El hijo de Saúl es, en principio, una historia emotiva acerca de un miembro de los Sonderkommando (judíos presos en los campos de exterminio pero que trabajaban haciendo ingratas labores con la fútil esperanza de salvar la vida), que se empeña en dar sepultura como (su) Dios manda a un muchacho que asume como hijo suyo (a mí no me queda claro que lo sea). Pero la emotividad potencial de la historia se ve lastrada por todas las razones que he intentado argumentar en los párrafos precedentes. Tan solo los últimos diez minutos (en los que curiosamente se ve lo que ocurre) me parecen cine del bueno, pero diez minutos no me compensan más de media hora de ruido y oscuridad.

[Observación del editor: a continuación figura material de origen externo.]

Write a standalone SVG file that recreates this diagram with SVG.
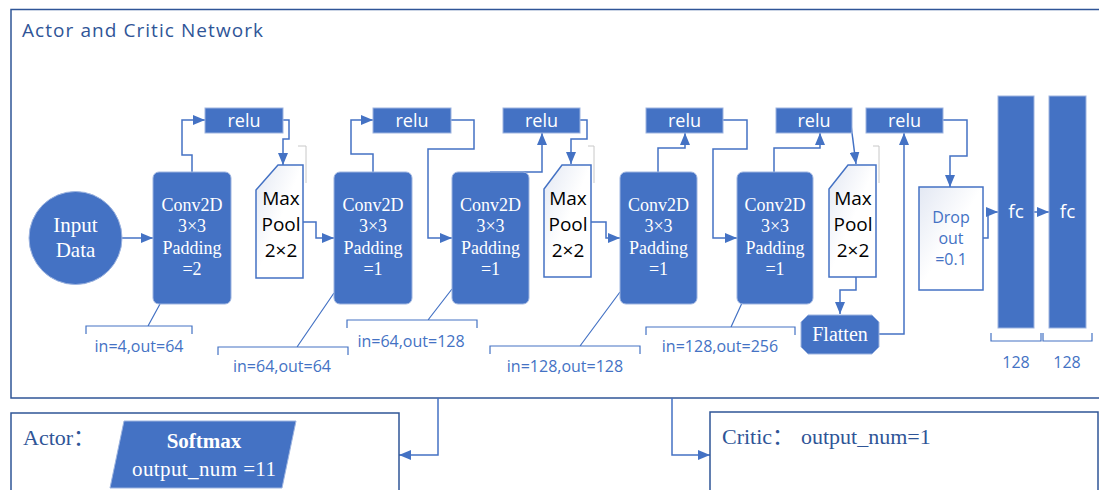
<svg xmlns="http://www.w3.org/2000/svg" width="1099" height="490" viewBox="0 0 1099 490">
<style>
.frame{fill:none;stroke:#2F5597;stroke-width:1.5}
.blk{fill:#4472C4;stroke:#9DB4E0;stroke-width:1}
.pool{fill:url(#pg);stroke:#4472C4;stroke-width:1.5}
.conn{fill:none;stroke:#4472C4;stroke-width:1.5}
.ann{fill:none;stroke:#4472C4;stroke-width:1.2}
.art{fill:none;stroke:#C8C8C8;stroke-width:1}
.serifW{font-family:"Liberation Serif","Times New Roman",serif;fill:#fff;text-anchor:middle}
.sansW{font-family:"Open Sans","Noto Sans",sans-serif;fill:#fff;text-anchor:middle}
.sansK{font-family:"Open Sans","Noto Sans",sans-serif;fill:#000;text-anchor:middle;font-size:19px}
.lab{font-family:"Open Sans","Noto Sans",sans-serif;fill:#4472C4;text-anchor:middle;font-size:16px}
.conv{font-size:18px}
.relu{font-size:18px}
.dark{font-family:"Liberation Serif","Times New Roman","Noto Sans CJK SC",serif;fill:#2F5597;font-size:22px}
</style>
<defs>
<linearGradient id="pg" x1="0" y1="0" x2="1" y2="1">
<stop offset="0" stop-color="#E3E8F3"/>
<stop offset="0.5" stop-color="#FFFFFF"/>
<stop offset="1" stop-color="#FFFFFF"/>
</linearGradient>
<marker id="ah" viewBox="0 0 12 10" refX="12" refY="5" markerWidth="12" markerHeight="10" orient="auto" markerUnits="userSpaceOnUse">
<path d="M0,0 L12,5 L0,10 z" fill="#4472C4"/>
</marker>
</defs>

<g id="frame-network">
<rect class="frame" x="11" y="9.5" width="1100" height="388.5"/>
<text x="22" y="37" font-family="'Open Sans','Noto Sans',sans-serif" font-size="19" fill="#2F5597" textLength="241">Actor and Critic Network</text>
</g>

<g id="connectors">
<path class="conn" marker-end="url(#ah)" d="M122,238 H153"/>
<path class="conn" marker-end="url(#ah)" d="M192,172 V155 H182 V120 H205"/>
<path class="conn" marker-end="url(#ah)" d="M283,120 H289 V139 H283 V165"/>
<path class="conn" marker-end="url(#ah)" d="M303,222 H316 V238 H334"/>
<path class="conn" marker-end="url(#ah)" d="M373,172 V154 H351 V120 H373"/>
<path class="conn" marker-end="url(#ah)" d="M451,120 H474 V149 H428 V238 H452"/>
<path class="conn" marker-end="url(#ah)" d="M490,172 H542 V133"/>
<path class="conn" marker-end="url(#ah)" d="M580,120 H587 V139 H571 V164"/>
<path class="conn" marker-end="url(#ah)" d="M591,222 H606 V238 H620"/>
<path class="conn" marker-end="url(#ah)" d="M658,172 V148 H685 V133"/>
<path class="conn" marker-end="url(#ah)" d="M723,120 H747 V149 H713 V238 H737"/>
<path class="conn" marker-end="url(#ah)" d="M774,172 V148 H820 V133"/>
<path class="conn" marker-end="url(#ah)" d="M851,125 L856,164"/>
<path class="conn" marker-end="url(#ah)" d="M856,277 V290 H840 V314"/>
<path class="conn" marker-end="url(#ah)" d="M879,334 H904 V133"/>
<path class="conn" marker-end="url(#ah)" d="M943,120 H967 V156 H950 V187"/>
<path class="conn" marker-end="url(#ah)" d="M983,238 H988 V212 H998"/>
<path class="conn" marker-end="url(#ah)" d="M1034,212 H1049"/>
<path class="conn" marker-end="url(#ah)" d="M438,398 V455 H399"/>
<path class="conn" marker-end="url(#ah)" d="M672,398 V455 H710"/>
</g>

<g id="annotations">
<path class="ann" d="M86,334 V326 H192 V334 M148,326 L160,304"/>
<path class="ann" d="M218,355 V347 H348 V355 M297,347 L334,293"/>
<path class="ann" d="M347,328 V320 H477 V328 M428,320 L452,289"/>
<path class="ann" d="M490,354 V346 H640 V354 M580,346 L620,292"/>
<path class="ann" d="M646,335 V327 H795 V335 M731,327 L742,303"/>
<path class="ann" d="M991,333 V341 H1041 V333 M1043,333 V341 H1092 V333"/>
<path class="art" d="M298,146 H306 V183 M588,146 H594 V183 M873,146 H879 V183"/>
<text class="lab" x="139" y="352">in=4,out=64</text>
<text class="lab" x="282" y="372">in=64,out=64</text>
<text class="lab" x="411" y="347">in=64,out=128</text>
<text class="lab" x="565" y="372">in=128,out=128</text>
<text class="lab" x="720" y="352">in=128,out=256</text>
<text class="lab" x="1016" y="368">128</text>
<text class="lab" x="1067" y="368">128</text>
</g>

<g id="input">
<circle class="blk" cx="75.5" cy="238" r="46.5"/>
<text class="serifW" font-size="21" x="75.5" y="232">Input</text>
<text class="serifW" font-size="21" x="75.5" y="257">Data</text>
</g>

<g id="conv1">
<rect class="blk" x="153" y="172" width="78" height="132" rx="6"/>
<text class="serifW conv" x="192" y="211">Conv2D</text>
<text class="serifW conv" x="192" y="232">3×3</text>
<text class="serifW conv" x="192" y="254">Padding</text>
<text class="serifW conv" x="192" y="275">=2</text>
</g>
<g id="relu1"><rect class="blk" x="205" y="108" width="78" height="25"/><text class="sansW relu" x="244" y="127">relu</text></g>
<g id="maxpool1">
<polygon class="pool" points="278,165 303,165 303,278 256,278 256,190"/>
<text class="sansK" x="281" y="205">Max</text>
<text class="sansK" x="281" y="231">Pool</text>
<text class="sansK" x="281" y="257">2×2</text>
</g>

<g id="conv2">
<rect class="blk" x="334" y="172" width="78" height="132" rx="6"/>
<text class="serifW conv" x="373" y="211">Conv2D</text>
<text class="serifW conv" x="373" y="232">3×3</text>
<text class="serifW conv" x="373" y="254">Padding</text>
<text class="serifW conv" x="373" y="275">=1</text>
</g>
<g id="relu2"><rect class="blk" x="373" y="108" width="78" height="25"/><text class="sansW relu" x="412" y="127">relu</text></g>

<g id="conv3">
<rect class="blk" x="452" y="172" width="77" height="132" rx="6"/>
<text class="serifW conv" x="490.5" y="211">Conv2D</text>
<text class="serifW conv" x="490.5" y="232">3×3</text>
<text class="serifW conv" x="490.5" y="254">Padding</text>
<text class="serifW conv" x="490.5" y="275">=1</text>
</g>
<g id="relu3"><rect class="blk" x="503" y="108" width="77" height="25"/><text class="sansW relu" x="541.5" y="127">relu</text></g>
<g id="maxpool2">
<polygon class="pool" points="562,165 591,165 591,277 544,277 544,189"/>
<text class="sansK" x="568" y="205">Max</text>
<text class="sansK" x="568" y="231">Pool</text>
<text class="sansK" x="568" y="257">2×2</text>
</g>

<g id="conv4">
<rect class="blk" x="620" y="172" width="77" height="132" rx="6"/>
<text class="serifW conv" x="658.5" y="211">Conv2D</text>
<text class="serifW conv" x="658.5" y="232">3×3</text>
<text class="serifW conv" x="658.5" y="254">Padding</text>
<text class="serifW conv" x="658.5" y="275">=1</text>
</g>
<g id="relu4"><rect class="blk" x="646" y="108" width="77" height="25"/><text class="sansW relu" x="684.5" y="127">relu</text></g>

<g id="conv5">
<rect class="blk" x="737" y="172" width="76" height="132" rx="6"/>
<text class="serifW conv" x="775" y="211">Conv2D</text>
<text class="serifW conv" x="775" y="232">3×3</text>
<text class="serifW conv" x="775" y="254">Padding</text>
<text class="serifW conv" x="775" y="275">=1</text>
</g>
<g id="relu5"><rect class="blk" x="776" y="108" width="76" height="25"/><text class="sansW relu" x="814" y="127">relu</text></g>
<g id="maxpool3">
<polygon class="pool" points="848,165 876,165 876,277 829,277 829,189"/>
<text class="sansK" x="853" y="205">Max</text>
<text class="sansK" x="853" y="231">Pool</text>
<text class="sansK" x="853" y="257">2×2</text>
</g>

<g id="flatten">
<polygon class="blk" points="808,315 872,315 879,322 879,347 872,354 808,354 801,347 801,322"/>
<text class="serifW" font-size="20" x="840" y="341">Flatten</text>
</g>
<g id="relu6"><rect class="blk" x="866" y="108" width="77" height="25"/><text class="sansW relu" x="904.5" y="127">relu</text></g>

<g id="dropout">
<rect class="pool" x="919" y="187" width="64" height="103"/>
<text class="lab" font-size="15.5" x="951" y="223">Drop</text>
<text class="lab" font-size="15.5" x="951" y="244">out</text>
<text class="lab" font-size="15.5" x="951" y="265">=0.1</text>
</g>

<g id="fc1"><rect class="blk" x="998" y="96" width="36" height="232"/><text class="sansW" font-size="19" x="1016" y="218">fc</text></g>
<g id="fc2"><rect class="blk" x="1049" y="96" width="37" height="232"/><text class="sansW" font-size="19" x="1067.5" y="218">fc</text></g>

<g id="actor">
<rect class="frame" x="11" y="413" width="388" height="100"/>
<text class="dark" x="23" y="445">Actor：</text>
<polygon class="blk" points="124,421 296,421 282,488 110,488"/>
<text class="serifW" font-size="21" font-weight="bold" x="204" y="448">Softmax</text>
<text class="serifW" font-size="21" x="204" y="476" textLength="144">output_num =11</text>
</g>

<g id="critic">
<rect class="frame" x="710" y="412" width="388" height="100"/>
<text class="dark" x="722" y="444">Critic：<tspan x="801">output_num=1</tspan></text>
</g>
</svg>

Soy consciente de que es una de las películas del año, de que figurará en la mayoría de las listas de mejores películas para gran parte de los críticos y de que el Óscar a la mejor película extranjera va a (salvo cataclismo) terminar de coronar su prestigio y el de su novel director. Yo me bajo del carro de admiradores. Y bien que lo siento.